BP has said it will provide daily updates on how much oil is being captured by the containment device.

Overnight, all was not smooth sailing with the oil collection. “The flow of oil and gas to the Enterprise was shut down for three hours overnight,” said Coast Guard spokesman First Class Petty Officer Zach Zubricki.

News of any successful effort to contain the disastrous spill will be welcomed by the four states so far affected by what is now the worst environmental disaster in US history.

Saturday, US President Barack Obama pledged in his weekly radio address to use “every resource” to help those affected.

“We will continue to leverage every resource at our disposal to protect coastlines, to clean up the oil, to hold BP and other companies accountable for damages,” he said.

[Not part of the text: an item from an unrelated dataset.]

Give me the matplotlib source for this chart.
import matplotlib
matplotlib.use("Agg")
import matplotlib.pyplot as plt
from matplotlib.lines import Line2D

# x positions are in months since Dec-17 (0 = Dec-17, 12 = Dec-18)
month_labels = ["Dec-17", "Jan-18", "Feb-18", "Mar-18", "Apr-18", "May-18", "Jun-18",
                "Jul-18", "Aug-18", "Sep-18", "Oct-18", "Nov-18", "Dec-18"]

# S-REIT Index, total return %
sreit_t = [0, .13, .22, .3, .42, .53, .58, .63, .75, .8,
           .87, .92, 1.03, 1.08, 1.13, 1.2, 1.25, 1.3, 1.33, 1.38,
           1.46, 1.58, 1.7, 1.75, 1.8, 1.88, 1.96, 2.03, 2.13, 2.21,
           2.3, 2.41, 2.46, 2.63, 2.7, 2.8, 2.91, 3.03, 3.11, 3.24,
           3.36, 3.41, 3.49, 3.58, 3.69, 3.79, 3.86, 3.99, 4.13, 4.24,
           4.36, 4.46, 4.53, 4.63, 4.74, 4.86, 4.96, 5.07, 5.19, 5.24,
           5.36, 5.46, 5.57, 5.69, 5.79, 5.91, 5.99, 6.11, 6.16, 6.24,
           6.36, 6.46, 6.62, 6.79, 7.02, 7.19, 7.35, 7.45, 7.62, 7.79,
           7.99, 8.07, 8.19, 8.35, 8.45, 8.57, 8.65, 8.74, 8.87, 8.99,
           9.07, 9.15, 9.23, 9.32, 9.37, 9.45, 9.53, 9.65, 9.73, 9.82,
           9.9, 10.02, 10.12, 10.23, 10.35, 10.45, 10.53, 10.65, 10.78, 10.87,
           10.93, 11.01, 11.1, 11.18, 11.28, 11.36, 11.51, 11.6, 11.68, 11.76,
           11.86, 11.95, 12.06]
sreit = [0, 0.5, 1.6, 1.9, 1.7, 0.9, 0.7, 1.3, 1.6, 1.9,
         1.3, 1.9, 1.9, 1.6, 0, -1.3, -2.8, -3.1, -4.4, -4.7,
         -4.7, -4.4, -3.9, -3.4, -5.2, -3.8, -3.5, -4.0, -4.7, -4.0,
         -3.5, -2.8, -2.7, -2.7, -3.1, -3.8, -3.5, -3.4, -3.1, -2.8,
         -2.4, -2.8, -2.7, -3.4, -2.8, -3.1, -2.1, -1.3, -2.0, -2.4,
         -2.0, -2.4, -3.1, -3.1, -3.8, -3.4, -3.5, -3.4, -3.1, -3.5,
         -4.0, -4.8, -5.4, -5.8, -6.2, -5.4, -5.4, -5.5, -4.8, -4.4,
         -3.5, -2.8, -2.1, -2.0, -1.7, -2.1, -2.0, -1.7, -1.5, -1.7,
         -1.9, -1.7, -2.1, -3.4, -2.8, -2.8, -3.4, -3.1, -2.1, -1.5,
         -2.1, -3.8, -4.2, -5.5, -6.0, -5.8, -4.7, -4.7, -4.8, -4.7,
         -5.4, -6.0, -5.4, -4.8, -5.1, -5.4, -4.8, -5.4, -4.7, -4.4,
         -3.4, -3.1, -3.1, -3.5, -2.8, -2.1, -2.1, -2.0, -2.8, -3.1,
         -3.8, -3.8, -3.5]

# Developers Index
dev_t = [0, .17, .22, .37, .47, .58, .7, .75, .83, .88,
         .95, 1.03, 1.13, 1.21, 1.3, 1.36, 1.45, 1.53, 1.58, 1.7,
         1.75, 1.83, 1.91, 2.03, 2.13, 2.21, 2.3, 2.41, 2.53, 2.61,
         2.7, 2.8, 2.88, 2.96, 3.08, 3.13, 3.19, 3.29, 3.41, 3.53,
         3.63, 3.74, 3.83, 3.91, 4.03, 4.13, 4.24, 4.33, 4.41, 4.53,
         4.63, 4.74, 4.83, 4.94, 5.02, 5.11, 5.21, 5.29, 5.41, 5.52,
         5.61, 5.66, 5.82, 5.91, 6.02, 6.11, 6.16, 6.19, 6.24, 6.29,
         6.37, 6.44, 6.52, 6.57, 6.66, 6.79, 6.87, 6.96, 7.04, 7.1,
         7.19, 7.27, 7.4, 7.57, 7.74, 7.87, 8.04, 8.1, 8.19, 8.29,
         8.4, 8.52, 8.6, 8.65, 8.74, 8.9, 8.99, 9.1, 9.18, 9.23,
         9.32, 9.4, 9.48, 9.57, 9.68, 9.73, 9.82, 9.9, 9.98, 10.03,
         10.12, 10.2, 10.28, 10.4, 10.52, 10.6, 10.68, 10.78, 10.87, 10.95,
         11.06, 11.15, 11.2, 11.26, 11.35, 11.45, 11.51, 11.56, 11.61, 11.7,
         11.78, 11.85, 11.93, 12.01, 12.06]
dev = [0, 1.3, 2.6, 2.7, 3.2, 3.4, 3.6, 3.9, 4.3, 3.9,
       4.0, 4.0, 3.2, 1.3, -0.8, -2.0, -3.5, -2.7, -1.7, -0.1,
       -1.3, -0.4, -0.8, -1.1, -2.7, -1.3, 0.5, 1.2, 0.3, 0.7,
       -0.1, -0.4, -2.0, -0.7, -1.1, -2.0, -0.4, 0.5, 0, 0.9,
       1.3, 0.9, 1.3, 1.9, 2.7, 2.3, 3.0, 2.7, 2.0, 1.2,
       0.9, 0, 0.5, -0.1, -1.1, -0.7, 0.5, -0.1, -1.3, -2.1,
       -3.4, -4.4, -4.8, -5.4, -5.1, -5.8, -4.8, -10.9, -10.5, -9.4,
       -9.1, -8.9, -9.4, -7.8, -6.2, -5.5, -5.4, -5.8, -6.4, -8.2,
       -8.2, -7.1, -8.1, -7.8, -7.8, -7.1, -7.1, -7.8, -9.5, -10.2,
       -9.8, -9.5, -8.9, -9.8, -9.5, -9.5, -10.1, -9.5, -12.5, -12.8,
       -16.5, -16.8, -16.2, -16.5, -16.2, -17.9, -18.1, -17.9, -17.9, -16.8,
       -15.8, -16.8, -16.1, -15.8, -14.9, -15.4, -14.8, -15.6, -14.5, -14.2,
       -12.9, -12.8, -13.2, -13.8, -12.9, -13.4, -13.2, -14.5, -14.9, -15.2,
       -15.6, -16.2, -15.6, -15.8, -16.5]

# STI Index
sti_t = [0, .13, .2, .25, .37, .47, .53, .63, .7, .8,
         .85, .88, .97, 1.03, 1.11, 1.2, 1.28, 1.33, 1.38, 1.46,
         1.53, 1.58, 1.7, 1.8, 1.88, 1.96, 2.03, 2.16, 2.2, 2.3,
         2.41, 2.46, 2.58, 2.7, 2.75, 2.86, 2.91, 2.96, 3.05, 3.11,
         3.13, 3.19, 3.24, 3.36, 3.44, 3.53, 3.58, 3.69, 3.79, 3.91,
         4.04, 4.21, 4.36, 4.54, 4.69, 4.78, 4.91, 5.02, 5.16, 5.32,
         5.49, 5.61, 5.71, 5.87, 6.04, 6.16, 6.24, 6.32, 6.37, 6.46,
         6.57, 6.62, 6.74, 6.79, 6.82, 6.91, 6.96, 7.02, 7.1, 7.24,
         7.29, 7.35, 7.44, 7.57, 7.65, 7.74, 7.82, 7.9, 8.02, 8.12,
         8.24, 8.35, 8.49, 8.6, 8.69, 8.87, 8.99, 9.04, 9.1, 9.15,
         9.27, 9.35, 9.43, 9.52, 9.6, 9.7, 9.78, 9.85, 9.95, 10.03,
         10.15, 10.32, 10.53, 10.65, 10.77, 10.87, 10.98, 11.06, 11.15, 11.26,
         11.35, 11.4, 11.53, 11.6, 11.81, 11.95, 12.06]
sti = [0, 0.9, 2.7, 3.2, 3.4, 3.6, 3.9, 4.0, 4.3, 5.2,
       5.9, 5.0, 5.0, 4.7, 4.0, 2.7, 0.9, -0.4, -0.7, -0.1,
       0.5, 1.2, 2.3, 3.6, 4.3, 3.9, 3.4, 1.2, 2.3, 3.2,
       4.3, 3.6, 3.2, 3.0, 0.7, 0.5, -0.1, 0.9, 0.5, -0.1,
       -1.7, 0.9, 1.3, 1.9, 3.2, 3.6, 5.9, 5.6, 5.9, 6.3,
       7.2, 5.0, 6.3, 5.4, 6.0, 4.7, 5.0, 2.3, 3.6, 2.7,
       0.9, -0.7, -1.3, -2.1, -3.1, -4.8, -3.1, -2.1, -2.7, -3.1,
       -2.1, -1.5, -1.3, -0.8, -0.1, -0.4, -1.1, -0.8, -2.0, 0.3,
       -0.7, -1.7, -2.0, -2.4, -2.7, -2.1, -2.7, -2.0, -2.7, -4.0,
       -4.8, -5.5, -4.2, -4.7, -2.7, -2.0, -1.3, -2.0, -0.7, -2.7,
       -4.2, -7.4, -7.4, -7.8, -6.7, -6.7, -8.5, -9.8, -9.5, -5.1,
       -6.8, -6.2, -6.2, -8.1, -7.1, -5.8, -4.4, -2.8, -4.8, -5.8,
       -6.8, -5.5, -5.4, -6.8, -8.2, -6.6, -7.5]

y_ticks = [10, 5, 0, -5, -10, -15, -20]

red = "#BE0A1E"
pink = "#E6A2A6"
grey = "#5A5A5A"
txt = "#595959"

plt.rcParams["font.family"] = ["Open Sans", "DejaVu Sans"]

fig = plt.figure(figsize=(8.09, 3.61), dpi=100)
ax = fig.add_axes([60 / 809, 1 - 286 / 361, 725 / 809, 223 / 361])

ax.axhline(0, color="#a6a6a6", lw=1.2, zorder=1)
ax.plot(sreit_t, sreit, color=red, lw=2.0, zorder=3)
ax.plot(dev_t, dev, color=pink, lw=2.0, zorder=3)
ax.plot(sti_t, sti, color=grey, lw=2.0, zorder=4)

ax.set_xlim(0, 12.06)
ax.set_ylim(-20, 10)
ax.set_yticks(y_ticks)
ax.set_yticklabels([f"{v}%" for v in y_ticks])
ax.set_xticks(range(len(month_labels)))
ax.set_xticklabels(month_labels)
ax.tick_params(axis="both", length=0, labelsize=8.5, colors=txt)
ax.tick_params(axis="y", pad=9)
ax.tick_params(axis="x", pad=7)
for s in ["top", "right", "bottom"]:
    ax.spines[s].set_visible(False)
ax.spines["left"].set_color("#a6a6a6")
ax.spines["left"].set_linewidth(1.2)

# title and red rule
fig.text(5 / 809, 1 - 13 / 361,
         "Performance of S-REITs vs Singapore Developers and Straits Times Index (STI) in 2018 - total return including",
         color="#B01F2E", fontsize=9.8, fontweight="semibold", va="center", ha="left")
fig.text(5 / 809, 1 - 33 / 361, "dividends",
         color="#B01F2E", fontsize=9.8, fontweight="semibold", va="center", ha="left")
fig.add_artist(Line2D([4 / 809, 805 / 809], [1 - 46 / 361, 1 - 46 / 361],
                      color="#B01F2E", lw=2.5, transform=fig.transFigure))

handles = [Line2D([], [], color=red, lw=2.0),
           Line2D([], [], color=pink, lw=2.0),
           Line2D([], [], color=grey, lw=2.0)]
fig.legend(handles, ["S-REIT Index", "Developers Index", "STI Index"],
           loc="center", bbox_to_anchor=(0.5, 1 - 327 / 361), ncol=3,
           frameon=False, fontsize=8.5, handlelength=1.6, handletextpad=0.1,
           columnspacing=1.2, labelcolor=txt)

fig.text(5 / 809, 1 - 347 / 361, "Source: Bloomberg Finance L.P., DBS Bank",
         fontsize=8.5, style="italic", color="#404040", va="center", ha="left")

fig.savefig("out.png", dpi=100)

An estimated 20 million gallons of crude has poured into the Gulf since the Deepwater Horizon sank April 22, 80 kilometres off Louisiana.

Eleven workers were killed in the blast, and Obama will meet their families in a White House ceremony next week.

The president said the spill had “upended whole communities,” and local residents were angry not just about lost income, but because of “the wrenching recognition that this time their lives may never be the same.”

The scale of the disaster forced Obama to postpone a trip to Australia and Indonesia for the second time, as images of seabirds writhing in oil along the Louisiana coast blanketed US television networks and the front pages of newspapers, underscoring the rising environmental toll.

Spreading in oily ribbons, the slick is now threatening Alabama, Mississippi and Florida after contaminating more than 200 kilometres of Louisiana coastline.

Amid criticism over his handling of the crisis, BP chief executive Tony Hayward has announced the formation of a team to work with locals and officials in the aftermath of the cleanup.

The team will be led by one of the oil giant’s managing directors, Bob Dudley, a US citizen, and was seen as a sign that the cleanup and looming legal battles will likely last for years.

BP said Saturday it has paid out $US46 million ($A54.66 million) in more than 17,000 claims checks since the disaster began and expected to pay the same amount in June,

“It’ll be 84 million plus… at least what it was in May if not more,” BP’s lead claims coordinator Darryl Willis told reporters in a conference call from Orange Beach, Alabama.

BP has not set aside any budget for compensations, “we’ll do this until it’s finished… We’ll stay with it until people are able to return to their normal way of life on the Gulf Coast,” Willis added.